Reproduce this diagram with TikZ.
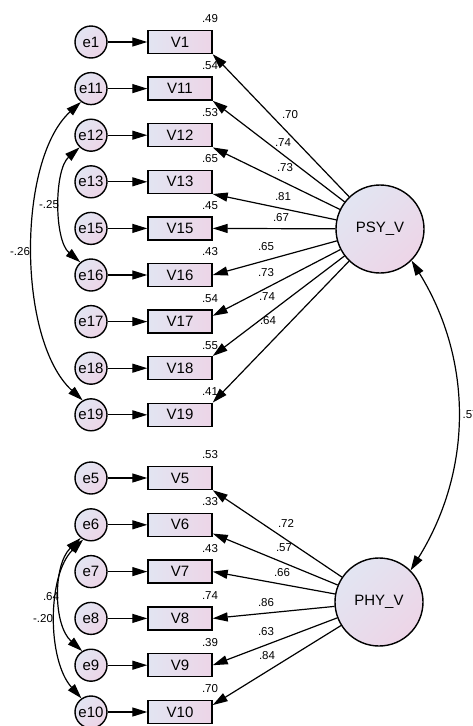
\documentclass[tikz,border=0pt]{standalone}
\usepackage{fontspec}
\setmainfont{Liberation Sans}
\usetikzlibrary{arrows.meta}
\definecolor{semblue}{RGB}{226,229,242}
\definecolor{sempink}{RGB}{237,213,231}
\tikzset{
  err/.style={circle,draw,line width=1.4pt,minimum size=32pt,inner sep=0pt,
    top color=semblue,bottom color=sempink,shading angle=45,font=\fontsize{15}{18}\selectfont},
  obs/.style={rectangle,draw,line width=1.4pt,minimum width=64pt,minimum height=23pt,inner sep=0pt,
    left color=semblue,right color=sempink,font=\fontsize{15}{18}\selectfont},
  lat/.style={circle,draw,line width=1.4pt,minimum size=88pt,inner sep=0pt,
    top color=semblue,bottom color=sempink,shading angle=45,font=\fontsize{15}{18}\selectfont},
  lbl/.style={font=\fontsize{11.5}{13}\selectfont,inner sep=0pt}
}
\begin{document}
\begin{tikzpicture}[x=1pt,y=-1pt,>={Triangle[length=15pt,width=9pt]},line width=1.2pt]
\useasboundingbox (0,0) rectangle (473,726);
% indicators and errors, PSY_V
\node[err] (e1) at (91,42) {e1};
\node[obs] (v1) at (180,42) {V1};
\node[err] (e11) at (91,88.6) {e11};
\node[obs] (v11) at (180,88.6) {V11};
\node[err] (e12) at (91,135.2) {e12};
\node[obs] (v12) at (180,135.2) {V12};
\node[err] (e13) at (91,181.8) {e13};
\node[obs] (v13) at (180,181.8) {V13};
\node[err] (e15) at (91,228.4) {e15};
\node[obs] (v15) at (180,228.4) {V15};
\node[err] (e16) at (91,275) {e16};
\node[obs] (v16) at (180,275) {V16};
\node[err] (e17) at (91,321.6) {e17};
\node[obs] (v17) at (180,321.6) {V17};
\node[err] (e18) at (91,368.2) {e18};
\node[obs] (v18) at (180,368.2) {V18};
\node[err] (e19) at (91,414.8) {e19};
\node[obs] (v19) at (180,414.8) {V19};
% indicators and errors, PHY_V
\node[err] (e5) at (91,478) {e5};
\node[obs] (v5) at (180,478) {V5};
\node[err] (e6) at (91,524.8) {e6};
\node[obs] (v6) at (180,524.8) {V6};
\node[err] (e7) at (91,571.6) {e7};
\node[obs] (v7) at (180,571.6) {V7};
\node[err] (e8) at (91,618.4) {e8};
\node[obs] (v8) at (180,618.4) {V8};
\node[err] (e9) at (91,665.2) {e9};
\node[obs] (v9) at (180,665.2) {V9};
\node[err] (e10) at (91,712) {e10};
\node[obs] (v10) at (180,712) {V10};
\node[lat] (psy) at (380,229) {PSY\_V};
\node[lat] (phy) at (379,602) {PHY\_V};
% squared multiple correlations
\node[lbl] (r1) at (210,19) {.49};
\node[lbl] (r11) at (210,65.6) {.54};
\node[lbl] (r12) at (210,112.2) {.53};
\node[lbl] (r13) at (210,158.8) {.65};
\node[lbl] (r15) at (210,205.4) {.45};
\node[lbl] (r16) at (210,252) {.43};
\node[lbl] (r17) at (210,298.6) {.54};
\node[lbl] (r18) at (210,345.2) {.55};
\node[lbl] (r19) at (210,391.8) {.41};
\node[lbl] (r5) at (210,455) {.53};
\node[lbl] (r6) at (210,501.8) {.33};
\node[lbl] (r7) at (210,548.6) {.43};
\node[lbl] (r8) at (210,595.4) {.74};
\node[lbl] (r9) at (210,642.2) {.39};
\node[lbl] (r10) at (210,689) {.70};
% error paths
\draw[->] (e1) -- (v1);
\draw[->] (e11) -- (v11);
\draw[->] (e12) -- (v12);
\draw[->] (e13) -- (v13);
\draw[->] (e15) -- (v15);
\draw[->] (e16) -- (v16);
\draw[->] (e17) -- (v17);
\draw[->] (e18) -- (v18);
\draw[->] (e19) -- (v19);
\draw[->] (e5) -- (v5);
\draw[->] (e6) -- (v6);
\draw[->] (e7) -- (v7);
\draw[->] (e8) -- (v8);
\draw[->] (e9) -- (v9);
\draw[->] (e10) -- (v10);
% loadings
\draw[->] (psy) -- (v1.south east);
\draw[->] (psy) -- (v11.south east);
\draw[->] (psy) -- (v12.south east);
\draw[->] (psy) -- (v13.south east);
\draw[->] (psy) -- (v15.east);
\draw[->] (psy) -- (v16.east);
\draw[->] (psy) -- (v17.10);
\draw[->] (psy) -- (v18.north east);
\draw[->] (psy) -- (v19.north east);
\draw[->] (phy) -- (v5.south east);
\draw[->] (phy) -- (v6.-15);
\draw[->] (phy) -- (v7.east);
\draw[->] (phy) -- (v8.east);
\draw[->] (phy) -- (v9.east);
\draw[->] (phy) -- (v10.12);
\node[lbl] (l1) at (290,115) {.70};
\node[lbl] (l11) at (283,143) {.74};
\node[lbl] (l12) at (285,168) {.73};
\node[lbl] (l13) at (283,197) {.81};
\node[lbl] (l15) at (281,218) {.67};
\node[lbl] (l16) at (266,247) {.65};
\node[lbl] (l17) at (266,273) {.73};
\node[lbl] (l18) at (267,297) {.74};
\node[lbl] (l19) at (268,321) {.64};
\node[lbl] (l5) at (286,523) {.72};
\node[lbl] (l6) at (284,548) {.57};
\node[lbl] (l7) at (282,573) {.66};
\node[lbl] (l8) at (266,603) {.86};
\node[lbl] (l9) at (266,632) {.63};
\node[lbl] (l10) at (267,656) {.84};
% covariances
\draw[<->] (e11.233) .. controls (17,160) and (17,340) .. (e19.120);
\node[lbl] (c1) at (20,252) {-.26};
\draw[<->] (e12.227) .. controls (54,170) and (54,240) .. (e16.130);
\node[lbl] (c2) at (49,205) {-.25};
\draw[<->] (e6.232) .. controls (53,565) and (53,625) .. (e9.122);
\node[lbl] (c3) at (51,597) {.64};
\draw[<->] (e6.242) .. controls (47,575) and (47,660) .. (e10.125);
\node[lbl] (c4) at (43,619) {-.20};
\draw[<->] (psy.-45) .. controls (473,360) and (473,470) .. (phy.45);
\node[lbl,anchor=west] (c5) at (462,415) {.57};
\end{tikzpicture}
\end{document}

______

▶ [Work to do]:
Extract all the data above exactly, excluding every picture.

▶ [Solved exercise]:
Reproduce this diagram with TikZ.
\documentclass[tikz,border=0pt]{standalone}
\usepackage{fontspec}
\setmainfont{Liberation Sans}
\usetikzlibrary{arrows.meta}
\definecolor{semblue}{RGB}{226,229,242}
\definecolor{sempink}{RGB}{237,213,231}
\tikzset{
  err/.style={circle,draw,line width=1.4pt,minimum size=32pt,inner sep=0pt,
    top color=semblue,bottom color=sempink,shading angle=45,font=\fontsize{15}{18}\selectfont},
  obs/.style={rectangle,draw,line width=1.4pt,minimum width=64pt,minimum height=23pt,inner sep=0pt,
    left color=semblue,right color=sempink,font=\fontsize{15}{18}\selectfont},
  lat/.style={circle,draw,line width=1.4pt,minimum size=88pt,inner sep=0pt,
    top color=semblue,bottom color=sempink,shading angle=45,font=\fontsize{15}{18}\selectfont},
  lbl/.style={font=\fontsize{11.5}{13}\selectfont,inner sep=0pt}
}
\begin{document}
\begin{tikzpicture}[x=1pt,y=-1pt,>={Triangle[length=15pt,width=9pt]},line width=1.2pt]
\useasboundingbox (0,0) rectangle (473,726);
% indicators and errors, PSY_V
\node[err] (e1) at (91,42) {e1};
\node[obs] (v1) at (180,42) {V1};
\node[err] (e11) at (91,88.6) {e11};
\node[obs] (v11) at (180,88.6) {V11};
\node[err] (e12) at (91,135.2) {e12};
\node[obs] (v12) at (180,135.2) {V12};
\node[err] (e13) at (91,181.8) {e13};
\node[obs] (v13) at (180,181.8) {V13};
\node[err] (e15) at (91,228.4) {e15};
\node[obs] (v15) at (180,228.4) {V15};
\node[err] (e16) at (91,275) {e16};
\node[obs] (v16) at (180,275) {V16};
\node[err] (e17) at (91,321.6) {e17};
\node[obs] (v17) at (180,321.6) {V17};
\node[err] (e18) at (91,368.2) {e18};
\node[obs] (v18) at (180,368.2) {V18};
\node[err] (e19) at (91,414.8) {e19};
\node[obs] (v19) at (180,414.8) {V19};
% indicators and errors, PHY_V
\node[err] (e5) at (91,478) {e5};
\node[obs] (v5) at (180,478) {V5};
\node[err] (e6) at (91,524.8) {e6};
\node[obs] (v6) at (180,524.8) {V6};
\node[err] (e7) at (91,571.6) {e7};
\node[obs] (v7) at (180,571.6) {V7};
\node[err] (e8) at (91,618.4) {e8};
\node[obs] (v8) at (180,618.4) {V8};
\node[err] (e9) at (91,665.2) {e9};
\node[obs] (v9) at (180,665.2) {V9};
\node[err] (e10) at (91,712) {e10};
\node[obs] (v10) at (180,712) {V10};
\node[lat] (psy) at (380,229) {PSY\_V};
\node[lat] (phy) at (379,602) {PHY\_V};
% squared multiple correlations
\node[lbl] (r1) at (210,19) {.49};
\node[lbl] (r11) at (210,65.6) {.54};
\node[lbl] (r12) at (210,112.2) {.53};
\node[lbl] (r13) at (210,158.8) {.65};
\node[lbl] (r15) at (210,205.4) {.45};
\node[lbl] (r16) at (210,252) {.43};
\node[lbl] (r17) at (210,298.6) {.54};
\node[lbl] (r18) at (210,345.2) {.55};
\node[lbl] (r19) at (210,391.8) {.41};
\node[lbl] (r5) at (210,455) {.53};
\node[lbl] (r6) at (210,501.8) {.33};
\node[lbl] (r7) at (210,548.6) {.43};
\node[lbl] (r8) at (210,595.4) {.74};
\node[lbl] (r9) at (210,642.2) {.39};
\node[lbl] (r10) at (210,689) {.70};
% error paths
\draw[->] (e1) -- (v1);
\draw[->] (e11) -- (v11);
\draw[->] (e12) -- (v12);
\draw[->] (e13) -- (v13);
\draw[->] (e15) -- (v15);
\draw[->] (e16) -- (v16);
\draw[->] (e17) -- (v17);
\draw[->] (e18) -- (v18);
\draw[->] (e19) -- (v19);
\draw[->] (e5) -- (v5);
\draw[->] (e6) -- (v6);
\draw[->] (e7) -- (v7);
\draw[->] (e8) -- (v8);
\draw[->] (e9) -- (v9);
\draw[->] (e10) -- (v10);
% loadings
\draw[->] (psy) -- (v1.south east);
\draw[->] (psy) -- (v11.south east);
\draw[->] (psy) -- (v12.south east);
\draw[->] (psy) -- (v13.south east);
\draw[->] (psy) -- (v15.east);
\draw[->] (psy) -- (v16.east);
\draw[->] (psy) -- (v17.10);
\draw[->] (psy) -- (v18.north east);
\draw[->] (psy) -- (v19.north east);
\draw[->] (phy) -- (v5.south east);
\draw[->] (phy) -- (v6.-15);
\draw[->] (phy) -- (v7.east);
\draw[->] (phy) -- (v8.east);
\draw[->] (phy) -- (v9.east);
\draw[->] (phy) -- (v10.12);
\node[lbl] (l1) at (290,115) {.70};
\node[lbl] (l11) at (283,143) {.74};
\node[lbl] (l12) at (285,168) {.73};
\node[lbl] (l13) at (283,197) {.81};
\node[lbl] (l15) at (281,218) {.67};
\node[lbl] (l16) at (266,247) {.65};
\node[lbl] (l17) at (266,273) {.73};
\node[lbl] (l18) at (267,297) {.74};
\node[lbl] (l19) at (268,321) {.64};
\node[lbl] (l5) at (286,523) {.72};
\node[lbl] (l6) at (284,548) {.57};
\node[lbl] (l7) at (282,573) {.66};
\node[lbl] (l8) at (266,603) {.86};
\node[lbl] (l9) at (266,632) {.63};
\node[lbl] (l10) at (267,656) {.84};
% covariances
\draw[<->] (e11.233) .. controls (17,160) and (17,340) .. (e19.120);
\node[lbl] (c1) at (20,252) {-.26};
\draw[<->] (e12.227) .. controls (54,170) and (54,240) .. (e16.130);
\node[lbl] (c2) at (49,205) {-.25};
\draw[<->] (e6.232) .. controls (53,565) and (53,625) .. (e9.122);
\node[lbl] (c3) at (51,597) {.64};
\draw[<->] (e6.242) .. controls (47,575) and (47,660) .. (e10.125);
\node[lbl] (c4) at (43,619) {-.20};
\draw[<->] (psy.-45) .. controls (473,360) and (473,470) .. (phy.45);
\node[lbl,anchor=west] (c5) at (462,415) {.57};
\end{tikzpicture}
\end{document}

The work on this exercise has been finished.